As G7 leaders agreed to deep cuts in global greenhouse gas emissions, two new studies illustrate why we need five-year commitment cycles to achieve this goal.
The first study, by the U.S. National Oceanic and Atmospheric Administration and published in the journal Science, concludes that global warming has not “paused,” as some have argued. In fact, the rate of warming over the past 15 years was slightly higher than over the previous five decades.
A second study, by the London School of Economics, concludes that China’s greenhouse gas emissions will likely peak in 2025, a full five years before the stated target set during Chinese President Xi and U.S. President Obama’s landmark bilateral announcement last November.
These two analyses remind us that we have no time to pause on raising ambition, and no need to fear more regular government commitments designed to increase ambition. The frequency and review of commitments—the so-called “ratchet mechanism”—is a key issue being debated at the UN climate talks now occurring in Bonn, Germany. At the heart of this debate is whether countries should negotiate new emissions reductions at five- or 10-year cycles.
We Mean Business and BSR support five-year cycles. Here’s why:
First, the ongoing release of intended national climate commitments, or INDCs, suggests a level of ambition consistent with 3 to 3.5°C, and locking this insufficient level of ambition in for the next 15 years would be irresponsible in the face of pervasive climate risks.

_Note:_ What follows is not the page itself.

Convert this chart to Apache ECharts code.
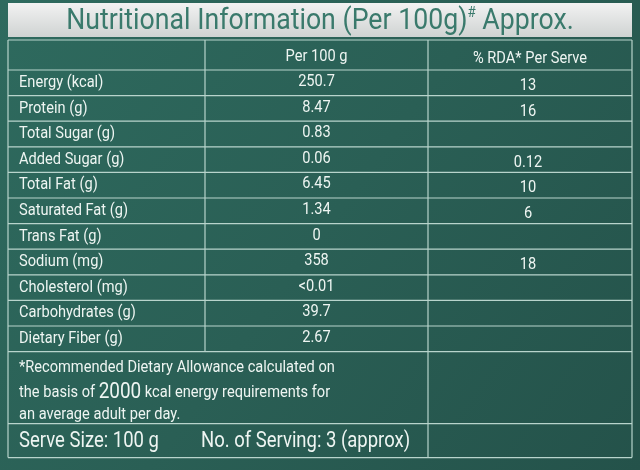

Moreover, the negotiations currently operate in a chaotic system with each country choosing its own frequency of commitments. This gives business—those who must actually build a low-carbon economy—a sense of inconsistency and uncertainty.
Governments should commit to returning to the negotiating table every five years to ensure that they are aligning with science, harvesting the best available practices, capturing innovation, and progressively realizing our global goal of holding global warming below 2˚C. Governments could create the conditions for this approach by agreeing to strengthen targets in 2020, and by setting clear timetables for new commitments in five-year blocks from 2030 onward.
Second, a 10-year cycle underestimates the speed of low-carbon investment, technological innovation, and changes in production and consumption patterns. China is not alone in beating its targets. Indeed, the EU projects that it will exceed its current Kyoto Protocol goal of 20 percent reductions by 2020, by 4.5 percent. By combining a long-term signal with shorter-term adjustments, government can provide both the long-term clarity and the short-term predictability necessary for business investment.
Speaking in Bonn on IKEA’s commitment to spend US$1 billion on emissions reductions and climate resilience over the next five years, Chief Sustainability Officer Steve Howard noted that a 10-year cycle will result in missed opportunities because “the low-hanging fruit grows back.” In the last five years, solar cells have fallen in price by 75 percent. With exponentially falling production costs, in four years, IKEA will have switched from selling no LED lighting at all, to selling only LED lighting.
Last weekend, We Mean Business asked G7 leaders to set a global objective for COP21 of net zero greenhouse gas emissions well before the end of the century. The G7 responded by emphasizing that deep cuts in emissions are required with a decarbonization of the global economy over the course of this century. The G7 has therefore taken the first step towards meeting our goal of holding global mean temperature rises below 2˚C.
While the G7 did not outline a plan on how to get us there, if governments establish five-year cycles of commitments that are aligned with the IPCC’s science assessments, all countries will be able to step forward together. This is the surest way to push the global emissions trajectory downward, avoid unmanageable climate risk, and capture the economic opportunities of a low-carbon future.